Que consiste, ni más ni menos que en eliminar el actual “delito de sedición, penado actualmente para autoridades con 10 a 15 años de cárcel y al mismo tiempo de inhabilitación, reemplazándolo por el que se nos ocurre designar como “delito de alteración del orden público” –el texto propuesto lo describe señalando que “serán castigados con la pena de prisión de seis meses a tres años los que, actuando en grupo y con el fin de atentar contra la paz pública, ejecuten actos de violencia o intimidación- que contempla una pena de 3 a 5 años de prisión y de 6 a 8 años de inhabilitación”.

Como se ve, de aprobarse la norma propuesta los ex gobernantes catalanes en prisión harían de esta manera “un buen negocio” ya que verían reducidas sus penas de prisión de 10 a 15 años, u otras de 3 a 5, de donde debiendo ser aplicado a los condenados esta última norma por resultar la más benigna, vendrían los detenidos por esa causa a ver darse a su condena por cumplida, y deberían ser puestos en libertad.

¿Qué tiene esto que ver con nosotros?

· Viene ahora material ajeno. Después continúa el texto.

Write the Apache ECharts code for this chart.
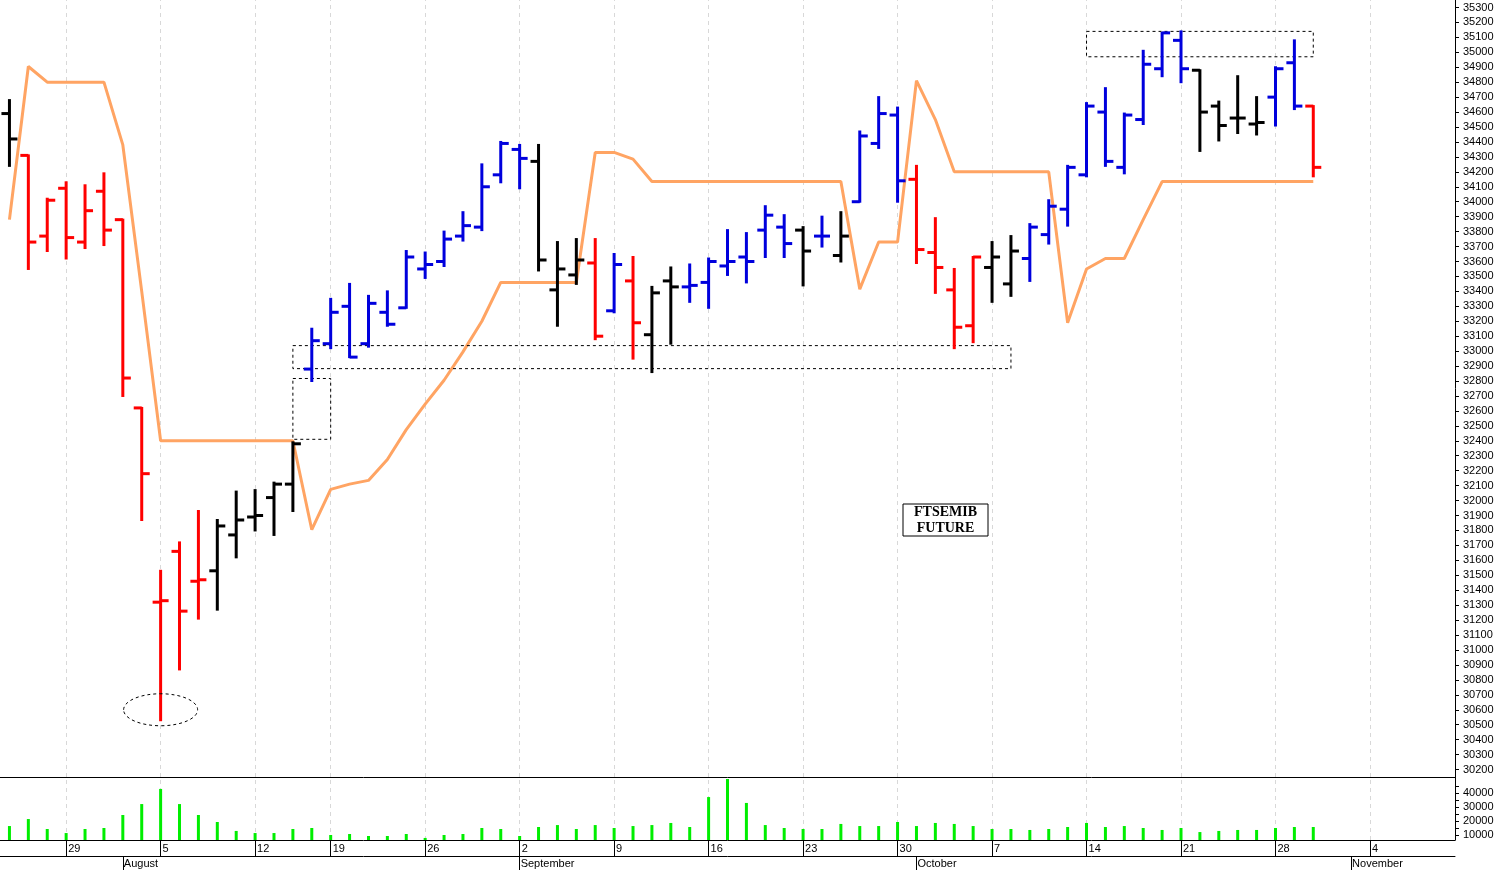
<!DOCTYPE html>
<html><head><meta charset="utf-8">
<script src="https://cdn.jsdelivr.net/npm/echarts@6/dist/echarts.min.js"></script>
<style>html,body{margin:0;padding:0;background:#fff}#c{width:1503px;height:870px}</style>
</head><body><div id="c"></div>
<script>
const dates = ['07-24','07-25','07-26','07-29','07-30','07-31','08-01','08-02','08-05','08-06','08-07','08-08','08-09','08-12','08-13','08-14','08-16','08-19','08-20','08-21','08-22','08-23','08-26','08-27','08-28','08-29','08-30','09-02','09-03','09-04','09-05','09-06','09-09','09-10','09-11','09-12','09-13','09-16','09-17','09-18','09-19','09-20','09-23','09-24','09-25','09-26','09-27','09-30','10-01','10-02','10-03','10-04','10-07','10-08','10-09','10-10','10-11','10-14','10-15','10-16','10-17','10-18','10-21','10-22','10-23','10-24','10-25','10-28','10-29','10-30','10-31','11-01','11-04','11-05','11-06','11-07','11-08'];
const opens  = [34590,34310,33770,34090,33730,34070,33880,32620,31320,31660,31460,31530,31770,31890,32020,32110,32880,33050,33300,33050,33260,33290,33550,33600,33770,33830,34180,34350,34270,33410,33510,33590,33270,33470,33110,33470,33430,33460,33570,33630,33810,33830,33810,33770,33640,34000,34390,34580,34150,33660,33410,33170,33560,33450,33620,33780,33950,34180,34600,34230,34550,34890,35080,34880,34640,34560,34520,34700,34930,34640];
const highs  = [34680,34310,34020,34130,34110,34190,33880,32620,31530,31720,31930,31870,32060,32070,32120,32390,33150,33350,33450,33370,33400,33670,33660,33800,33930,34250,34400,34380,34380,33730,33750,33750,33650,33630,33430,33560,33580,33620,33810,33790,33970,33910,33830,33900,33930,34470,34700,34630,34240,33890,33550,33630,33730,33770,33850,34010,34240,34660,34760,34590,35010,35130,35140,34880,34670,34840,34700,34900,35080,34640];
const lows   = [34240,33550,33670,33620,33690,33710,32700,31870,30530,30870,31210,31270,31620,31800,31770,31930,32800,33020,32960,33030,33170,33290,33490,33570,33740,33810,34130,34090,33540,33170,33450,33080,33260,32950,32860,33050,33330,33290,33510,33460,33630,33630,33440,33700,33600,34000,34360,34000,33590,33390,33020,33060,33330,33370,33470,33720,33840,34170,34240,34190,34520,34840,34800,34340,34410,34460,34450,34510,34620,34170];
const closes = [34420,33730,34010,33760,33940,33810,32820,32180,31330,31260,31470,31830,31870,31900,32110,32380,33070,33260,32960,33320,33180,33630,33580,33750,33840,34100,34390,34290,33610,33550,33610,33100,33580,33190,33390,33430,33440,33600,33600,33600,33910,33720,33670,33770,33770,34440,34590,34140,33680,33560,33160,33630,33630,33670,33830,33970,34230,34640,34270,34580,34920,35130,34890,34600,34510,34560,34530,34890,34640,34230];
const barColors = ['k','r','r','r','r','r','r','r','r','r','r','k','k','k','k','k','b','b','b','b','b','b','b','b','b','b','b','b','k','k','k','r','b','r','k','k','b','b','b','b','b','b','k','b','k','b','b','b','r','r','r','r','k','k','b','b','b','b','b','b','b','b','b','k','k','k','k','b','b','r'];
const stopLine = [33880,34905,34800,34800,34800,34800,34380,33400,32400,32400,32400,32400,32400,32400,32400,32400,31805,32075,32110,32135,32275,32475,32645,32805,32995,33200,33460,33460,33460,33460,33460,34330,34330,34285,34135,34135,34135,34135,34135,34135,34135,34135,34135,34135,34135,33415,33730,33730,34810,34550,34200,34200,34200,34200,34200,34200,33190,33550,33620,33620,33880,34135,34135,34135,34135,34135,34135,34135,34135,34135];
const volumes = [16400,21400,14300,11400,14300,15000,24300,32100,42900,32100,24300,19300,12900,11400,11400,14300,15000,10000,10700,9300,9300,10700,7900,10000,10700,15000,14300,9300,15700,17100,14300,17100,15000,16400,17100,18600,15700,37100,50000,32900,17100,15000,14300,14300,17900,16400,16400,19300,16400,18600,17900,16400,14300,14300,13600,14300,15700,18600,15700,16400,15000,13600,15000,12100,12900,13600,13600,15000,15700,15700];
const weekLabels = ['07-29','08-05','08-12','08-19','08-26','09-02','09-09','09-16','09-23','09-30','10-07','10-14','10-21','10-28','11-04'];
const monthStarts = {'08-01':'August','09-02':'September','10-01':'October','11-01':'November'};
const priceTicks = [];
for (let v = 30200; v <= 35300; v += 100) priceTicks.push(v);
const volTicks = [10000,20000,30000,40000];

const colMap = {b:'#0000dd', r:'#ff0000', k:'#000000'};
const ohlc = opens.map((o,i)=>[i,o,closes[i],lows[i],highs[i]]);
const isWeek = (i)=>weekLabels.indexOf(dates[i])>=0;
const isMonth = (i)=>monthStarts[dates[i]]!==undefined;
const gridLines = {silent:true,z:0,zlevel:0,symbol:'none',label:{show:false},lineStyle:{color:'#d8d8d8',type:[4,4],width:1},
  data:weekLabels.map(d=>({xAxis:d}))};

const chart = echarts.init(document.getElementById('c'));
const axisTxt = {color:'#000', fontSize:11, fontFamily:'Liberation Sans, Arial'};
chart.setOption({
  animation:false,
  grid:[{left:0,right:48,top:0,height:777},{left:0,right:48,top:777,height:63}],
  xAxis:[
    {type:'category',gridIndex:0,data:dates,axisLine:{show:true,lineStyle:{color:'#000'}},axisTick:{show:false},axisLabel:{show:false},splitLine:{show:false}},
    {type:'category',gridIndex:1,data:dates,axisLine:{show:true,lineStyle:{color:'#000'}},
     axisTick:{show:true,alignWithLabel:true,length:16,interval:(i)=>isWeek(i),lineStyle:{color:'#000'}},
     axisLabel:{interval:(i)=>isWeek(i),formatter:(v)=>String(parseInt(v.slice(3),10)),align:'left',margin:3,padding:[0,0,0,2],...axisTxt},
     splitLine:{show:false}},
    {type:'category',gridIndex:1,data:dates,position:'bottom',offset:16,axisLine:{show:true,lineStyle:{color:'#000'}},
     axisTick:{show:true,alignWithLabel:true,length:14,interval:(i)=>isMonth(i),lineStyle:{color:'#000'}},
     axisLabel:{interval:(i)=>isMonth(i),formatter:(v)=>monthStarts[v]||'',align:'left',margin:2,padding:[0,0,0,1],...axisTxt}}
  ],
  yAxis:[
    {type:'value',gridIndex:0,position:'right',min:30150,max:35350,
     axisLine:{show:true,lineStyle:{color:'#000'}},
     axisTick:{show:true,length:4,customValues:priceTicks,lineStyle:{color:'#000'}},
     axisLabel:{customValues:priceTicks,formatter:(v)=>String(v),margin:8,...axisTxt},splitLine:{show:false}},
    {type:'value',gridIndex:1,position:'right',min:6430,max:51430,
     axisLine:{show:true,lineStyle:{color:'#000'}},
     axisTick:{show:true,length:4,customValues:[10000,15000,20000,25000,30000,35000,40000,45000],lineStyle:{color:'#000'}},
     axisLabel:{customValues:volTicks,formatter:(v)=>String(v),margin:8,...axisTxt},splitLine:{show:false}}
  ],
  series:[
    {type:'line',xAxisIndex:0,yAxisIndex:0,data:[],z:0,markLine:gridLines},
    {type:'line',xAxisIndex:1,yAxisIndex:1,data:[],z:0,markLine:gridLines},
    {type:'custom',xAxisIndex:0,yAxisIndex:0,data:ohlc,encode:{x:0,y:[1,2,3,4]},z:10,
     renderItem:(params,api)=>{
       const i=api.value(0);
       const o=api.coord([i,api.value(1)]), c=api.coord([i,api.value(2)]);
       const l=api.coord([i,api.value(3)]), h=api.coord([i,api.value(4)]);
       const col=colMap[barColors[params.dataIndex]];
       const st={stroke:col,lineWidth:3};
       return {type:'group',children:[
         {type:'line',shape:{x1:h[0],y1:h[1]-1,x2:l[0],y2:l[1]+1},style:st},
         {type:'line',shape:{x1:o[0]-8,y1:o[1],x2:o[0],y2:o[1]},style:st},
         {type:'line',shape:{x1:c[0],y1:c[1],x2:c[0]+8,y2:c[1]},style:st}
       ]};
     }},
    {type:'line',xAxisIndex:0,yAxisIndex:0,data:stopLine,symbol:'none',lineStyle:{color:'#ffa463',width:3},z:8,
     markArea:{silent:true,z:9,itemStyle:{color:'rgba(0,0,0,0)',borderColor:'#000',borderWidth:1,borderType:[3,3]},
       data:[[{xAxis:'10-14',yAxis:35140},{xAxis:'10-30',yAxis:34970}],
             [{xAxis:'08-14',yAxis:33037},{xAxis:'10-08',yAxis:32883}],
             [{xAxis:'08-14',yAxis:32817},{xAxis:'08-19',yAxis:32410}]]}},
    {type:'bar',xAxisIndex:1,yAxisIndex:1,data:volumes,barWidth:3,itemStyle:{color:'#00ee00'},z:10}
  ]
});
const ec = chart.convertToPixel({xAxisIndex:0,yAxisIndex:0},['08-05',30600]);
chart.setOption({graphic:[
  {type:'ellipse',z:20,shape:{cx:ec[0],cy:ec[1],rx:37,ry:16},style:{fill:'none',stroke:'#000',lineWidth:1,lineDash:[3,3]}},
  {type:'rect',z:20,shape:{x:903,y:504,width:85,height:32},style:{fill:'#fff',stroke:'#000',lineWidth:1}},
  {type:'text',z:21,x:945.5,y:520,style:{text:'FTSEMIB\nFUTURE',align:'center',verticalAlign:'middle',font:'bold 14px "Liberation Serif", serif',lineHeight:16,fill:'#000'}}
]});
</script></body></html>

En un ejercicio de imaginación, podemos llegar ponernos a pesar porque no se le ocurrió a los integrantes de algunos de nuestros últimos gobiernos, en momentos en que contaban con mayoría en ambas Cámaras del Congreso, buscar una forma por la que, sin que se note, queden eliminadas las figuras penales de los delitos de asociación y el enriquecimiento ilícito, o la defraudación contra la administración pública, al mismo tiempo que se suprimiera la exigencia de la licitación pública para las contrataciones de la administración pública. Una suposición que puede considerarse descabellada, por no advertir que en más de una oportunidad hemos visto arrasar a las normas legales valiéndose de otras jugarretas.

Al mismo tiempo esas pretensiones secesionistas, hacen que no se pueda obviar una referencia a la “nación mapuche”. Cuya situación, salvando todo tipo de distancias, cabría asimilarla a la de Cataluña y a la de los países vascos.

De donde para hacer al “mundo mapuche” o al pueblo mapuche” o “la nación mapuche” debe comenzar por hacer referencia primero a la diferenciación de “nación” y “nacionalidad”, con su confusa vinculación de estos conceptos a partir de la mitad de siglo pasado en el que por “nacionalidad” comenzó a entenderse “a una nación no realizada políticamente en la forma de un estado”.

Y si aludimos a la existencia de un error en esa conceptualización, es porque los de “nación y nacionalidad” correctamente empleados, tienen significados diferentes. Ya que el de nación es un concepto de naturaleza y alcances políticas y el de nacionalidad es un concepto cultural, en el que se hacen presentes singularidades del mismo carácter, que hacen a su identidad individual y comunitaria, algo que en definitiva no es otra cosa que a través de una “identidad” o “etnicidad” vienen a ser maneras diferentes de comprender el mundo.

Es entonces como, partiendo de esa distinción, debe señalarse que los mapuches, en lo personal y en lo comunitario, merecen no solo el respeto, sino la garantía del Estado respecto a su identidad cultural, pero siempre dentro de los límites fijados por nuestra Nación, en cuanto la misma no es sino una sociedad jurídicamente organizada en el Estado Argentino.